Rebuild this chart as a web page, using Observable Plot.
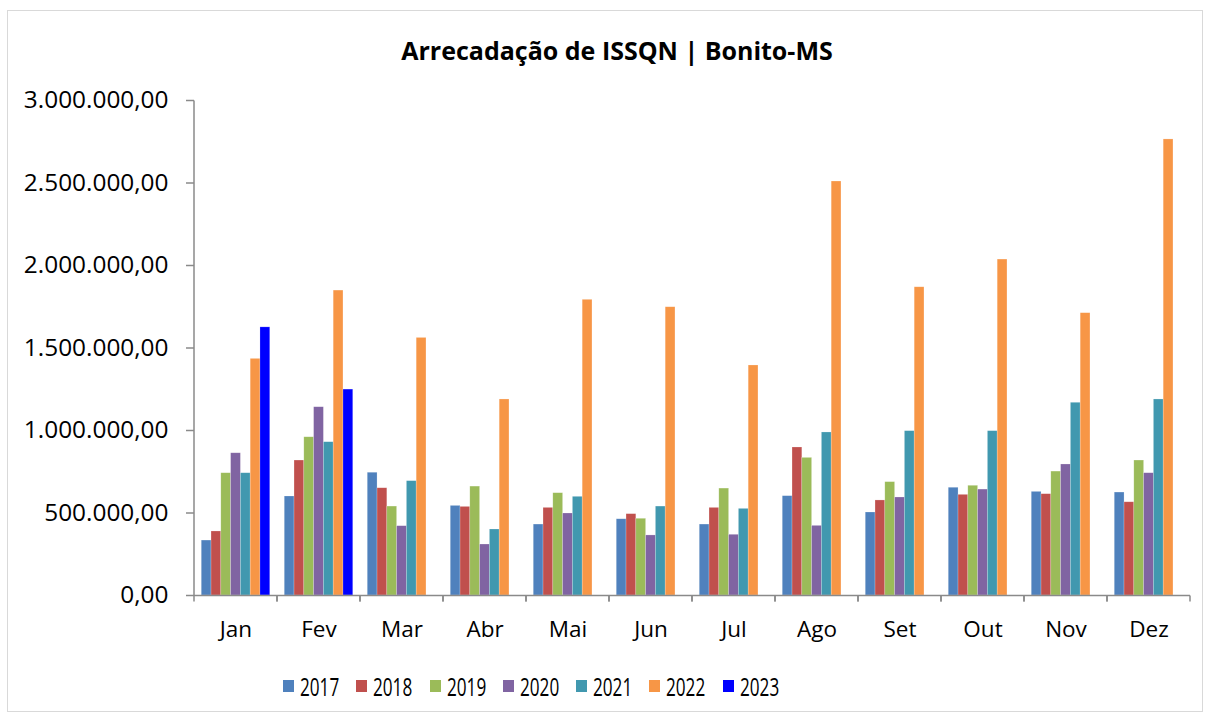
<!DOCTYPE html>
<html>
<head>
<meta charset="utf-8">
<script src="https://cdn.jsdelivr.net/npm/d3@7"></script>
<script src="https://cdn.jsdelivr.net/npm/@observablehq/plot@0.6"></script>
<style>
  body { margin: 0; background: #fff; font-family: "Open Sans", Lato, sans-serif; }
  #wrap { position: relative; width: 1210px; height: 720px; overflow: hidden; }
  #border { position: absolute; left: 7px; top: 10px; width: 1194px; height: 700px; border: 1px solid #d9d9d9; pointer-events: none; }
  #title { height: 80px; box-sizing: border-box; padding-top: 34px; padding-left: 24px; line-height: 32px; font-size: 25px; font-weight: bold; text-align: center; color: #000; white-space: nowrap; }
  #chart svg { display: block; }
  #legend { position: absolute; left: 0; top: 669px; width: 1210px; height: 34px; box-sizing: border-box; padding-left: 283px; display: flex; align-items: center; }
  .item { width: 73.3px; display: flex; align-items: center; height: 34px; flex: none; }
  .sw { width: 11px; height: 12px; margin-right: 6px; flex: none; }
  .lab { display: inline-block; font-size: 26px; line-height: 34px; transform: scaleX(0.66); transform-origin: left center; white-space: nowrap; color: #000; }
</style>
</head>
<body>
<div id="wrap">
  <div id="border"></div>
  <div id="title">Arrecadação de ISSQN | Bonito-MS</div>
  <div id="chart"></div>
  <div id="legend"></div>
</div>
<script>
// ---- Data ----
const titleText = "Arrecadação de ISSQN | Bonito-MS";
const months = ["Jan", "Fev", "Mar", "Abr", "Mai", "Jun", "Jul", "Ago", "Set", "Out", "Nov", "Dez"];
const years = [2017, 2018, 2019, 2020, 2021, 2022, 2023];
const v2017 = [333000, 600000, 744000, 543000, 430000, 462000, 430000, 602000, 503000, 653000, 628000, 624000];
const v2018 = [388000, 818000, 650000, 537000, 531000, 493000, 531000, 897000, 576000, 610000, 614000, 565000];
const v2019 = [741000, 959000, 539000, 660000, 620000, 465000, 648000, 834000, 687000, 665000, 751000, 818000];
const v2020 = [862000, 1141000, 420000, 309000, 497000, 364000, 368000, 422000, 594000, 642000, 794000, 741000];
const v2021 = [741000, 929000, 693000, 400000, 598000, 539000, 525000, 988000, 996000, 996000, 1168000, 1188000];
const v2022 = [1434000, 1848000, 1561000, 1188000, 1792000, 1747000, 1394000, 2509000, 1868000, 2036000, 1711000, 2764000];
const v2023 = [1625000, 1248000];
const yTicks = [0, 500000, 1000000, 1500000, 2000000, 2500000, 3000000];
const colors = ["#4F81BD", "#C0504D", "#9BBB59", "#8064A2", "#4198AF", "#F79646", "#0000FF"];
const axisColor = "#8a8a8a";

// ---- Build table ----
const seriesValues = [v2017, v2018, v2019, v2020, v2021, v2022, v2023];
const rows = [];
seriesValues.forEach((vals, s) => vals.forEach((v, i) => rows.push({month: months[i], year: years[s], value: v})));
const monthRows = months.map(m => ({month: m}));

const fmt = d3.formatLocale({decimal: ",", thousands: ".", grouping: [3], currency: ["", ""]}).format(",.2f");

const ns = "http://www.w3.org/2000/svg";
function line(g, x1, y1, x2, y2) {
  const l = document.createElementNS(ns, "line");
  l.setAttribute("x1", x1); l.setAttribute("y1", y1);
  l.setAttribute("x2", x2); l.setAttribute("y2", y2);
  l.setAttribute("stroke", axisColor);
  l.setAttribute("stroke-width", 1.5);
  g.appendChild(l);
}

const chart = Plot.plot({
  width: 1210,
  height: 570,
  marginTop: 20,
  marginBottom: 55,
  marginLeft: 191,
  marginRight: 18,
  style: {fontFamily: "'Open Sans', Lato, sans-serif", fontSize: "24.4px", color: "#000", background: "transparent"},
  fx: {domain: months, paddingInner: 0, paddingOuter: 0, label: null, axis: null},
  x: {domain: years, paddingInner: 0, paddingOuter: 0.74, round: false, axis: null},
  y: {domain: [0, 3000000], axis: null},
  color: {domain: years, range: colors},
  marks: [
    Plot.barY(rows, {fx: "month", x: "year", y: "value", fill: "year", stroke: "#ffffff", strokeOpacity: 0.35, strokeWidth: 0.6}),
    Plot.ruleY(monthRows, {
      fx: "month", y: () => 0, stroke: axisColor, strokeWidth: 1.5,
      render(index, scales, values, dims, context, next) {
        const g = next(index, scales, values, dims, context);
        const x0 = dims.marginLeft, x1 = dims.width - dims.marginRight;
        const y0 = scales.y(0);
        line(g, x0, y0, x0, y0 + 6);
        line(g, x1, y0, x1, y0 + 6);
        const m = index.length ? monthRows[index[0]].month : null;
        if (m === months[0]) line(g, x0, scales.y(3000000), x0, y0);
        return g;
      }
    }),
    Plot.axisY({ticks: yTicks, tickFormat: fmt, tickSize: 8, tickPadding: 18, stroke: axisColor, strokeWidth: 1.5, fill: "#000", label: null, fontSize: 24.4}),
    Plot.axisFx({anchor: "bottom", tickSize: 0, tickPadding: 26, label: null, fill: "#000", fontSize: 22.5})
  ]
});
document.getElementById("chart").appendChild(chart);

// ---- Legend ----
const legend = document.getElementById("legend");
years.forEach((y, i) => {
  const it = document.createElement("div");
  it.className = "item";
  const sw = document.createElement("span");
  sw.className = "sw";
  sw.style.background = colors[i];
  const lab = document.createElement("span");
  lab.className = "lab";
  lab.textContent = String(y);
  it.appendChild(sw); it.appendChild(lab);
  legend.appendChild(it);
});
</script>
</body>
</html>
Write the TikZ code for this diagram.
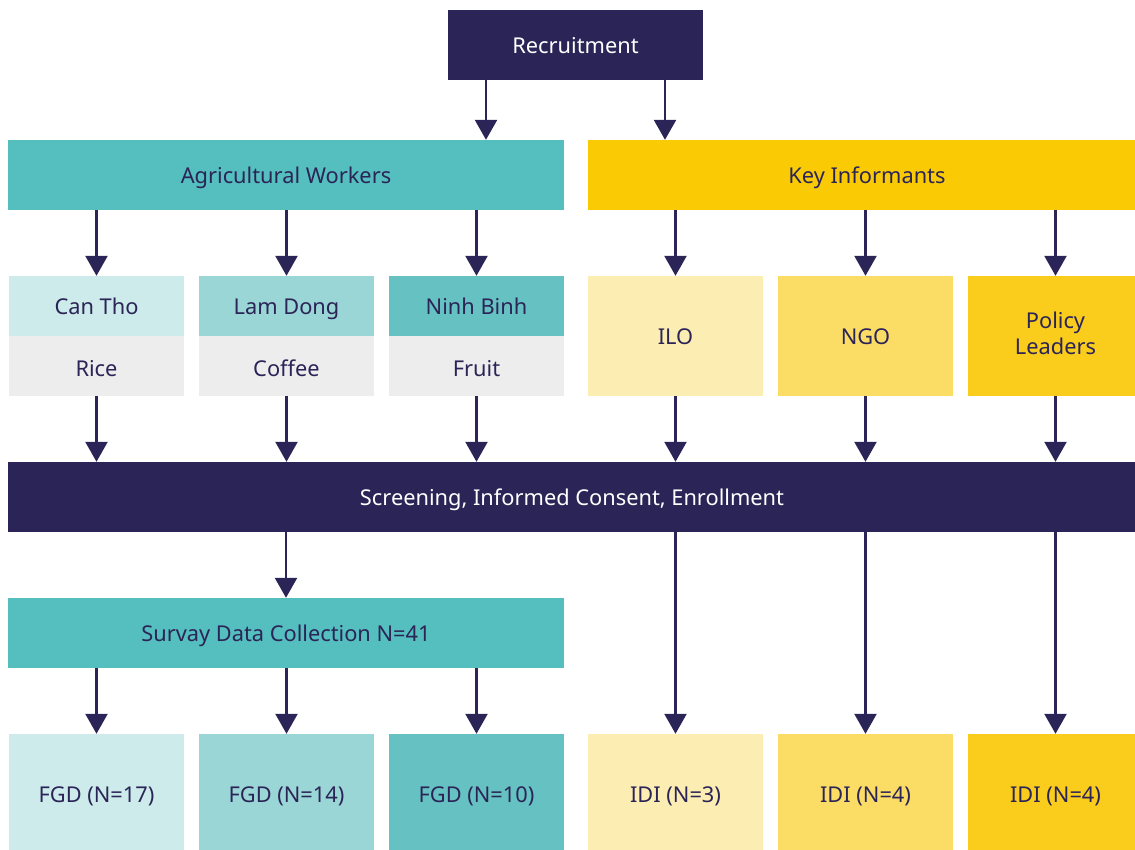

### EXERCISE DETAILS
Exclude the pictures and repeat every other part of the records word for word.

### SOLUTION FOR THIS TASK
Rebuild this chart as a web page, using Observable Plot.
<!DOCTYPE html>
<html>
<head>
<meta charset="utf-8">
<script src="https://cdn.jsdelivr.net/npm/d3@7"></script>
<script src="https://cdn.jsdelivr.net/npm/@observablehq/plot@0.6"></script>
<style>
  body { margin: 0; background: #fff; font-family: "Open Sans", Lato, sans-serif; }
  #wrap { position: relative; width: 1210px; height: 720px; overflow: hidden; }
  #border { position: absolute; left: 7px; top: 10px; width: 1194px; height: 700px; border: 1px solid #d9d9d9; pointer-events: none; }
  #title { height: 80px; box-sizing: border-box; padding-top: 34px; padding-left: 24px; line-height: 32px; font-size: 25px; font-weight: bold; text-align: center; color: #000; white-space: nowrap; }
  #chart svg { display: block; }
  #legend { position: absolute; left: 0; top: 669px; width: 1210px; height: 34px; box-sizing: border-box; padding-left: 283px; display: flex; align-items: center; }
  .item { width: 73.3px; display: flex; align-items: center; height: 34px; flex: none; }
  .sw { width: 11px; height: 12px; margin-right: 6px; flex: none; }
  .lab { display: inline-block; font-size: 26px; line-height: 34px; transform: scaleX(0.66); transform-origin: left center; white-space: nowrap; color: #000; }
</style>
</head>
<body>
<div id="wrap">
  <div id="border"></div>
  <div id="title">Arrecadação de ISSQN | Bonito-MS</div>
  <div id="chart"></div>
  <div id="legend"></div>
</div>
<script>
// ---- Data ----
const titleText = "Arrecadação de ISSQN | Bonito-MS";
const months = ["Jan", "Fev", "Mar", "Abr", "Mai", "Jun", "Jul", "Ago", "Set", "Out", "Nov", "Dez"];
const years = [2017, 2018, 2019, 2020, 2021, 2022, 2023];
const v2017 = [333000, 600000, 744000, 543000, 430000, 462000, 430000, 602000, 503000, 653000, 628000, 624000];
const v2018 = [388000, 818000, 650000, 537000, 531000, 493000, 531000, 897000, 576000, 610000, 614000, 565000];
const v2019 = [741000, 959000, 539000, 660000, 620000, 465000, 648000, 834000, 687000, 665000, 751000, 818000];
const v2020 = [862000, 1141000, 420000, 309000, 497000, 364000, 368000, 422000, 594000, 642000, 794000, 741000];
const v2021 = [741000, 929000, 693000, 400000, 598000, 539000, 525000, 988000, 996000, 996000, 1168000, 1188000];
const v2022 = [1434000, 1848000, 1561000, 1188000, 1792000, 1747000, 1394000, 2509000, 1868000, 2036000, 1711000, 2764000];
const v2023 = [1625000, 1248000];
const yTicks = [0, 500000, 1000000, 1500000, 2000000, 2500000, 3000000];
const colors = ["#4F81BD", "#C0504D", "#9BBB59", "#8064A2", "#4198AF", "#F79646", "#0000FF"];
const axisColor = "#8a8a8a";

// ---- Build table ----
const seriesValues = [v2017, v2018, v2019, v2020, v2021, v2022, v2023];
const rows = [];
seriesValues.forEach((vals, s) => vals.forEach((v, i) => rows.push({month: months[i], year: years[s], value: v})));
const monthRows = months.map(m => ({month: m}));

const fmt = d3.formatLocale({decimal: ",", thousands: ".", grouping: [3], currency: ["", ""]}).format(",.2f");

const ns = "http://www.w3.org/2000/svg";
function line(g, x1, y1, x2, y2) {
  const l = document.createElementNS(ns, "line");
  l.setAttribute("x1", x1); l.setAttribute("y1", y1);
  l.setAttribute("x2", x2); l.setAttribute("y2", y2);
  l.setAttribute("stroke", axisColor);
  l.setAttribute("stroke-width", 1.5);
  g.appendChild(l);
}

const chart = Plot.plot({
  width: 1210,
  height: 570,
  marginTop: 20,
  marginBottom: 55,
  marginLeft: 191,
  marginRight: 18,
  style: {fontFamily: "'Open Sans', Lato, sans-serif", fontSize: "24.4px", color: "#000", background: "transparent"},
  fx: {domain: months, paddingInner: 0, paddingOuter: 0, label: null, axis: null},
  x: {domain: years, paddingInner: 0, paddingOuter: 0.74, round: false, axis: null},
  y: {domain: [0, 3000000], axis: null},
  color: {domain: years, range: colors},
  marks: [
    Plot.barY(rows, {fx: "month", x: "year", y: "value", fill: "year", stroke: "#ffffff", strokeOpacity: 0.35, strokeWidth: 0.6}),
    Plot.ruleY(monthRows, {
      fx: "month", y: () => 0, stroke: axisColor, strokeWidth: 1.5,
      render(index, scales, values, dims, context, next) {
        const g = next(index, scales, values, dims, context);
        const x0 = dims.marginLeft, x1 = dims.width - dims.marginRight;
        const y0 = scales.y(0);
        line(g, x0, y0, x0, y0 + 6);
        line(g, x1, y0, x1, y0 + 6);
        const m = index.length ? monthRows[index[0]].month : null;
        if (m === months[0]) line(g, x0, scales.y(3000000), x0, y0);
        return g;
      }
    }),
    Plot.axisY({ticks: yTicks, tickFormat: fmt, tickSize: 8, tickPadding: 18, stroke: axisColor, strokeWidth: 1.5, fill: "#000", label: null, fontSize: 24.4}),
    Plot.axisFx({anchor: "bottom", tickSize: 0, tickPadding: 26, label: null, fill: "#000", fontSize: 22.5})
  ]
});
document.getElementById("chart").appendChild(chart);

// ---- Legend ----
const legend = document.getElementById("legend");
years.forEach((y, i) => {
  const it = document.createElement("div");
  it.className = "item";
  const sw = document.createElement("span");
  sw.className = "sw";
  sw.style.background = colors[i];
  const lab = document.createElement("span");
  lab.className = "lab";
  lab.textContent = String(y);
  it.appendChild(sw); it.appendChild(lab);
  legend.appendChild(it);
});
</script>
</body>
</html>
Write the TikZ code for this diagram.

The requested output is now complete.